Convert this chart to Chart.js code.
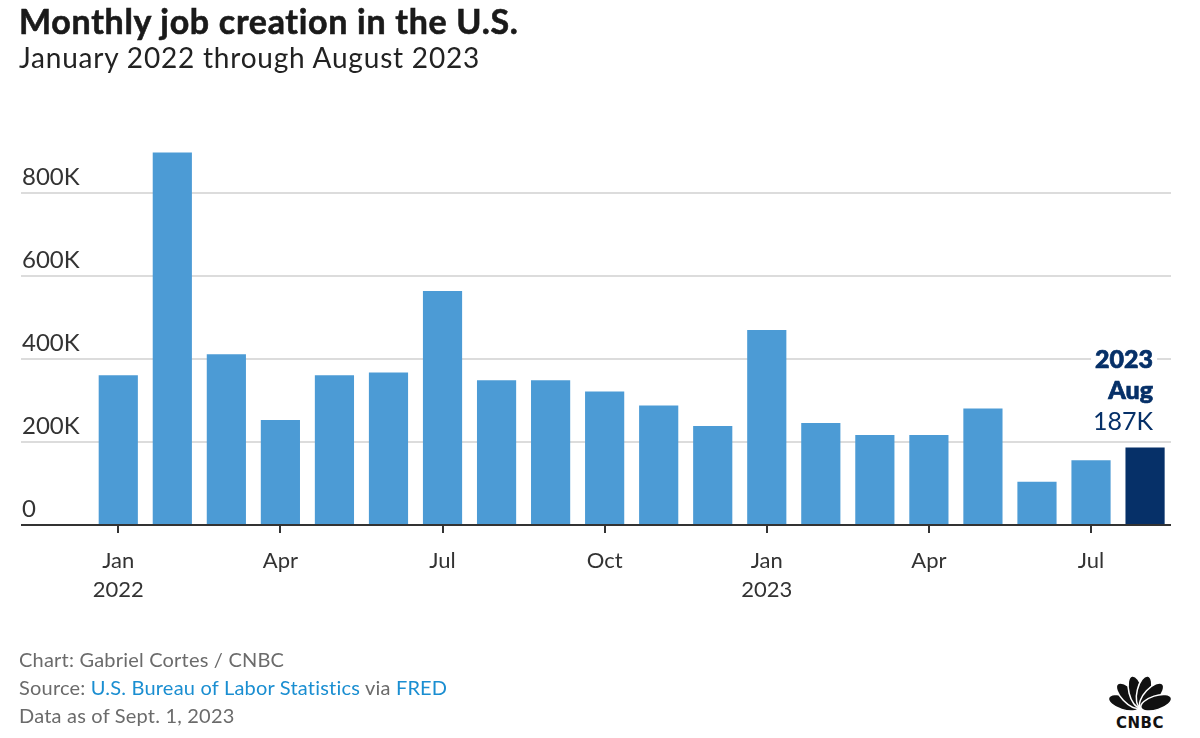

◆ ◆ ◆

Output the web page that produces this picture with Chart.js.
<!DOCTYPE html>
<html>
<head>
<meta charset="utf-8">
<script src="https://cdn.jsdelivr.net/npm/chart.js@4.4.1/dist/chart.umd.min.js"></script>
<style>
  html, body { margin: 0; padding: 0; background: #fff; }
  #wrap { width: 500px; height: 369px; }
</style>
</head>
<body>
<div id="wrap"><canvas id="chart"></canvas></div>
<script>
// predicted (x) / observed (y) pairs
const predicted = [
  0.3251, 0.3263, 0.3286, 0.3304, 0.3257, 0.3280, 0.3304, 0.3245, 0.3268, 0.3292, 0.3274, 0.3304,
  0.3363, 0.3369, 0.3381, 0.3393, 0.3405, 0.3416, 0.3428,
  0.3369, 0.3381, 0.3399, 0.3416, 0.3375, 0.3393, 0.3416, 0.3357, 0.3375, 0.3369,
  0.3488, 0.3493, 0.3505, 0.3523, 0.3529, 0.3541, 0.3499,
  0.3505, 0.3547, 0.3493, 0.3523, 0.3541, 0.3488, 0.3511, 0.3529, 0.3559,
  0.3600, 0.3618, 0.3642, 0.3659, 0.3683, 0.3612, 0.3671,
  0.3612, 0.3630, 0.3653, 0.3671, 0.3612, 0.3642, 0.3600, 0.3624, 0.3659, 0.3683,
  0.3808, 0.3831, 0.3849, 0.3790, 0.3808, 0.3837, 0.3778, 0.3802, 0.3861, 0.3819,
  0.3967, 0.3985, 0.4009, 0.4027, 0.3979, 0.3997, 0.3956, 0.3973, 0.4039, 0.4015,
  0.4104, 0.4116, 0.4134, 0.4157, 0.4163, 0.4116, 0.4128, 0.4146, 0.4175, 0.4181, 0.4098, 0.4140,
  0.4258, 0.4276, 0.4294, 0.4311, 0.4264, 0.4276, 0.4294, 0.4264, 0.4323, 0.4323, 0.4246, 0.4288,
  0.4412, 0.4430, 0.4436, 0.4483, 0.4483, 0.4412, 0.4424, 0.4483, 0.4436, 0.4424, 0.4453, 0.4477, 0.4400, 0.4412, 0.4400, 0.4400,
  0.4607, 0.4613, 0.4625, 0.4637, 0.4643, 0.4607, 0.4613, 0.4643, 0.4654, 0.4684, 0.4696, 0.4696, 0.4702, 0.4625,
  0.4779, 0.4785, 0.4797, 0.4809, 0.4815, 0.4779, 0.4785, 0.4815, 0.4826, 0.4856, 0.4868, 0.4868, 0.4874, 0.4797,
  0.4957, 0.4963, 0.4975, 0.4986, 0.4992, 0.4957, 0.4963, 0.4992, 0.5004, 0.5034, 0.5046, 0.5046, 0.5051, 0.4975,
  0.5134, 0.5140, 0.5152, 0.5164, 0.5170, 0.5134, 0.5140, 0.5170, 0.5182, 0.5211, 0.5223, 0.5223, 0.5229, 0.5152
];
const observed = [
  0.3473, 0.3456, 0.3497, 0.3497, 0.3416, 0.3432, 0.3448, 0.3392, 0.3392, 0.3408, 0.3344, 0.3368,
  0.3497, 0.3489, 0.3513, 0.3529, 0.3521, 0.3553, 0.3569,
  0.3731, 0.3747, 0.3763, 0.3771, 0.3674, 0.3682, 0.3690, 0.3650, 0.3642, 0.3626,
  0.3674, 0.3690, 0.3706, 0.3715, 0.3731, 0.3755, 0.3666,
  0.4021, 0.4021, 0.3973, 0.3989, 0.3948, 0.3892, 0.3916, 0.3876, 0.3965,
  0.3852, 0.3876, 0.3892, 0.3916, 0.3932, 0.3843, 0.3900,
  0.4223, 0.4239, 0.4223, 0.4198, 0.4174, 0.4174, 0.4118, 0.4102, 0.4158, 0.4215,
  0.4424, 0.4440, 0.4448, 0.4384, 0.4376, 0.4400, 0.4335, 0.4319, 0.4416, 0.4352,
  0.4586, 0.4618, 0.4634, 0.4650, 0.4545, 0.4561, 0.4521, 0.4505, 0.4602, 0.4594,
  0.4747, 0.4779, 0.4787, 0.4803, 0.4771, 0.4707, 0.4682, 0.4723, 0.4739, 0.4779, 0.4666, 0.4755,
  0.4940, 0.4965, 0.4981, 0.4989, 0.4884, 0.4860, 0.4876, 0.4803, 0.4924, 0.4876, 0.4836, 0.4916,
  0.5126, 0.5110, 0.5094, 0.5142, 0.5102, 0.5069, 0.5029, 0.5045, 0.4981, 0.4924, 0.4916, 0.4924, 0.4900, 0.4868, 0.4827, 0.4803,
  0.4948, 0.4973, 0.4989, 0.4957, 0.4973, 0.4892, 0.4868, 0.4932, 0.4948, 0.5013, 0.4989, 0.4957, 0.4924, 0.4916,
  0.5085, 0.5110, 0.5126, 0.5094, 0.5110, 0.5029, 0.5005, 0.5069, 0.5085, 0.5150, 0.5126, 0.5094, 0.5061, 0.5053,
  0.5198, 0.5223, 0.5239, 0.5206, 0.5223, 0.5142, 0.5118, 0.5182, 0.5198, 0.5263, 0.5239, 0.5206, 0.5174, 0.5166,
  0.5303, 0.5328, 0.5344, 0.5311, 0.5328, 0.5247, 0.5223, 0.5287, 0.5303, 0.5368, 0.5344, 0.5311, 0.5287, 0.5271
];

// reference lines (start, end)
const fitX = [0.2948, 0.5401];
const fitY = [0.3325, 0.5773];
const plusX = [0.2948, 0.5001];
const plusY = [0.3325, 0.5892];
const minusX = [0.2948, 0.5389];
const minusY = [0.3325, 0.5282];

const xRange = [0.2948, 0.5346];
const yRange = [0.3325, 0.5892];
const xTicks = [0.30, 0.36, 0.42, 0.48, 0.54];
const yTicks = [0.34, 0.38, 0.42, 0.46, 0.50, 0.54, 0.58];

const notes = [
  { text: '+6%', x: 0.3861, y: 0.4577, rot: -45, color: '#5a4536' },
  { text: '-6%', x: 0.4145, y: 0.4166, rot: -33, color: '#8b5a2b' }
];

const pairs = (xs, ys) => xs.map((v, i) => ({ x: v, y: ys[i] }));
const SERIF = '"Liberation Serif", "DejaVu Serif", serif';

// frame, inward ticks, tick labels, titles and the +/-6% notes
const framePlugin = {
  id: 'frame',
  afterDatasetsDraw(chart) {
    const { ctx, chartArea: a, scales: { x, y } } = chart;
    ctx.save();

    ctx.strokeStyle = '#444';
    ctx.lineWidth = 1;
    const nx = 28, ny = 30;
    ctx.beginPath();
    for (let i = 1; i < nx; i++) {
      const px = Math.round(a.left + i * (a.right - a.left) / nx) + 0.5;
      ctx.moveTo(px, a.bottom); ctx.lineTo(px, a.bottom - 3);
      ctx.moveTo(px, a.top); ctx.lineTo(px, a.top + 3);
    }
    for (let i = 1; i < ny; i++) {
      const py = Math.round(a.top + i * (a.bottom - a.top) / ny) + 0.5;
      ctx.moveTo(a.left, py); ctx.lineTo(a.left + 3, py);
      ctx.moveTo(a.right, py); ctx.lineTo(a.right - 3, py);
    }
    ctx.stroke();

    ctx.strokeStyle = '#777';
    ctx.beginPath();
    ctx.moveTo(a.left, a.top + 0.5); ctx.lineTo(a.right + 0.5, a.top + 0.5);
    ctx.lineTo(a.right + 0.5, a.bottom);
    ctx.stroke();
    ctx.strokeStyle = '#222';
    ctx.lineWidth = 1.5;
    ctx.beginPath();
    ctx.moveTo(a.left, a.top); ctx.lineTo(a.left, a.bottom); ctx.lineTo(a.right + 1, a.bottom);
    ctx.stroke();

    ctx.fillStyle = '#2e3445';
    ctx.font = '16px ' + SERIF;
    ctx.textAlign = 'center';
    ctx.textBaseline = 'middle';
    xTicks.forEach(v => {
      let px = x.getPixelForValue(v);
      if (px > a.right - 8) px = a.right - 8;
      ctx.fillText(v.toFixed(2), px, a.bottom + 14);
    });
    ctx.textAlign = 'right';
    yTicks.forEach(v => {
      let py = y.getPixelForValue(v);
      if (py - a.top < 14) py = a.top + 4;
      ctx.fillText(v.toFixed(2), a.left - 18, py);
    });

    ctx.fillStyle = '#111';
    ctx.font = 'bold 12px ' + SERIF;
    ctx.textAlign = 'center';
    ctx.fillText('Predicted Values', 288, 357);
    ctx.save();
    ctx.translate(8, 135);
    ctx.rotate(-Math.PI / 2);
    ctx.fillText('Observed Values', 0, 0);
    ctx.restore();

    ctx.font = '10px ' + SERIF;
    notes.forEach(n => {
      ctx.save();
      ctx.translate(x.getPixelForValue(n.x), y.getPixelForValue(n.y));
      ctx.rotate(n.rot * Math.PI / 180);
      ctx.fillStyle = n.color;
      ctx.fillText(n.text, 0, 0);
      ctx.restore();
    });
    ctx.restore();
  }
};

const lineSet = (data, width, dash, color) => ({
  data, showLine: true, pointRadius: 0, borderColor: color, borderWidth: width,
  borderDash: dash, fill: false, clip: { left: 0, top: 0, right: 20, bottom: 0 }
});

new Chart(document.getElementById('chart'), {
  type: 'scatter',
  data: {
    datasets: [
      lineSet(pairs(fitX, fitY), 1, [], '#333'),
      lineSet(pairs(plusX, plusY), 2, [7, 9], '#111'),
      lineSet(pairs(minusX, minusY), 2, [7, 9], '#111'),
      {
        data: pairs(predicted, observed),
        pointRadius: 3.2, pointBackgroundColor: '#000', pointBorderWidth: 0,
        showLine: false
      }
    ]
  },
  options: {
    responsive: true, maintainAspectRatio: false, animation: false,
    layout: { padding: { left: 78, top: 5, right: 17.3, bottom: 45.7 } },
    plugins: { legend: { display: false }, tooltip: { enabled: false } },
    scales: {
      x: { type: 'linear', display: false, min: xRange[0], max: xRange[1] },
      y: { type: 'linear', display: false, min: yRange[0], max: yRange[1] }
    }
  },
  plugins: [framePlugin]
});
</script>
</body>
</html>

◆ ◆ ◆

◆ **Instruction**:
From the material above, copy each line that includes the word "this".

◆ **Right answer**:
Convert this chart to Chart.js code.
Output the web page that produces this picture with Chart.js.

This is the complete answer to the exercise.